**What is required**:
Print the material below exactly as it stands, please, from its first line to the line holding "plt.rcParams['font.family'] = ['Liberation", with no pictures.

**Dataset content**:
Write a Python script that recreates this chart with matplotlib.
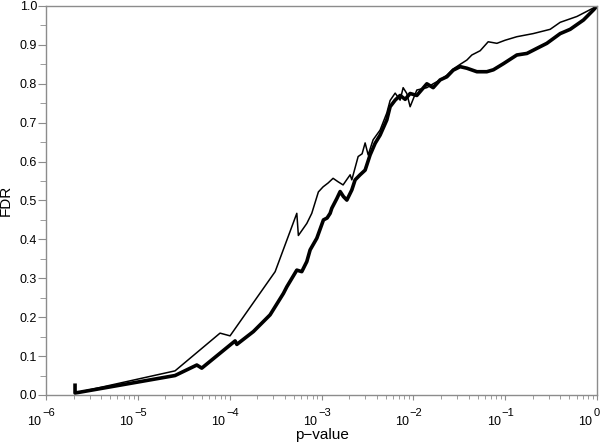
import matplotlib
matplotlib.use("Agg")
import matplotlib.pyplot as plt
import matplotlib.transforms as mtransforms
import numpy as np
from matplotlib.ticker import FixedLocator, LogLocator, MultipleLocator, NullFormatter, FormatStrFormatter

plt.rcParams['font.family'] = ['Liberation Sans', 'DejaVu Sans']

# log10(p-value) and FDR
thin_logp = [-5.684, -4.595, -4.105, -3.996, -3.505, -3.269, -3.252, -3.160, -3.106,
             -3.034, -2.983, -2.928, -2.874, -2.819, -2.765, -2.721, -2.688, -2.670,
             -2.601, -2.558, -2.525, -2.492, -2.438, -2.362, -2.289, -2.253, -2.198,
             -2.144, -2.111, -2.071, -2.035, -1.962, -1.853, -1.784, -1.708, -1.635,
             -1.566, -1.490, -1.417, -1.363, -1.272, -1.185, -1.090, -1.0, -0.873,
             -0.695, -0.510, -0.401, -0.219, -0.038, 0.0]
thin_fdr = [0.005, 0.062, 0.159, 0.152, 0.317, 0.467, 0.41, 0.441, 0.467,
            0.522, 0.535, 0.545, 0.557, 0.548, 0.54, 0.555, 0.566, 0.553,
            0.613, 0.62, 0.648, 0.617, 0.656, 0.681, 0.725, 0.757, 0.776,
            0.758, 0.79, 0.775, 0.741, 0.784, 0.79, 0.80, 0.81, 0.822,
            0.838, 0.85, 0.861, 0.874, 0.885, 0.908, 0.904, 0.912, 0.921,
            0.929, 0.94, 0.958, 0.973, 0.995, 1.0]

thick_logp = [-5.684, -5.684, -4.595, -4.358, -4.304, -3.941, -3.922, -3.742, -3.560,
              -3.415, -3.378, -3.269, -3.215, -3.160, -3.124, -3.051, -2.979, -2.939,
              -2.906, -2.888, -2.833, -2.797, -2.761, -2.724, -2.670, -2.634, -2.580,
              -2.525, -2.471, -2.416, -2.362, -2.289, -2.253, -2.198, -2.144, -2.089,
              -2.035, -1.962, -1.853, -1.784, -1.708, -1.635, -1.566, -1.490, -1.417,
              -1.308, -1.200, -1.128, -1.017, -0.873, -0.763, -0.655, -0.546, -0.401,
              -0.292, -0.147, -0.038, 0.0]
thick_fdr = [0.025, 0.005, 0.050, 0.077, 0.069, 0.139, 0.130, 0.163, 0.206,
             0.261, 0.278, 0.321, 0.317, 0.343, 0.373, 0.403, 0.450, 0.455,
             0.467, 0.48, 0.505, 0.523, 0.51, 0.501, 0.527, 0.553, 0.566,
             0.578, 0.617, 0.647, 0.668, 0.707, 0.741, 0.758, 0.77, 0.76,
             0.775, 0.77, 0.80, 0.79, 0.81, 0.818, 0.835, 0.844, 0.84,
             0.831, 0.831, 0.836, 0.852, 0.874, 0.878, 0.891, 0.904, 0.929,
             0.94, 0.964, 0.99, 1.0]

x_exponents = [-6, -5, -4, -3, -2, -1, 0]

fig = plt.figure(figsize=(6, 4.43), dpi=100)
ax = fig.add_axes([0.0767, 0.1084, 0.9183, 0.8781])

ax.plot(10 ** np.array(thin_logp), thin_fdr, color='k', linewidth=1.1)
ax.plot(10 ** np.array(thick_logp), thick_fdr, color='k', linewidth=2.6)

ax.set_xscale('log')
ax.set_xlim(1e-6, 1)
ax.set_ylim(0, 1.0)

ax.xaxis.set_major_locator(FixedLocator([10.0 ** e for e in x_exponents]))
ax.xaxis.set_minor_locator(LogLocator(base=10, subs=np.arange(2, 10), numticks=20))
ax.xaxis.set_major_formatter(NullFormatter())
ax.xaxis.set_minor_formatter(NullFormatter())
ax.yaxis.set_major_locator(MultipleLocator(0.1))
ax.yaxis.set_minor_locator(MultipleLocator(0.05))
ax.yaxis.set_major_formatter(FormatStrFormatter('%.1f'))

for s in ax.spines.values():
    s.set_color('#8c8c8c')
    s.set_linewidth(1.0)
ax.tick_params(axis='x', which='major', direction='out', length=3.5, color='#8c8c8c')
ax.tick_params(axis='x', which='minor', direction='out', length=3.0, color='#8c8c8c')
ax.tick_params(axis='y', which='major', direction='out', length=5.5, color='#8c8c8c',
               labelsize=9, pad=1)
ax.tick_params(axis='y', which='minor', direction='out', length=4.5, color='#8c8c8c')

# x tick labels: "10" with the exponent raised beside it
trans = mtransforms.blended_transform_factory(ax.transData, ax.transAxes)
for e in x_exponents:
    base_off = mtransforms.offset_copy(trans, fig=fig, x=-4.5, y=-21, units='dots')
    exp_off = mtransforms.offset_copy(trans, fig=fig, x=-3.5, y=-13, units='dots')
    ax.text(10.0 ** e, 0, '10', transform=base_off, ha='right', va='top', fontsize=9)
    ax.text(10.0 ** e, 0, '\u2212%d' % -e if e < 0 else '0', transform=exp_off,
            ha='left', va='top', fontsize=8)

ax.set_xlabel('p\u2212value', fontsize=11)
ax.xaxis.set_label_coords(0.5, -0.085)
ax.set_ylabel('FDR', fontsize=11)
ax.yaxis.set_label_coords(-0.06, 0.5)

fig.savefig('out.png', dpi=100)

**Complete answer**:
Write a Python script that recreates this chart with matplotlib.
import matplotlib
matplotlib.use("Agg")
import matplotlib.pyplot as plt
import matplotlib.transforms as mtransforms
import numpy as np
from matplotlib.ticker import FixedLocator, LogLocator, MultipleLocator, NullFormatter, FormatStrFormatter

plt.rcParams['font.family'] = ['Liberation Sans', 'DejaVu Sans']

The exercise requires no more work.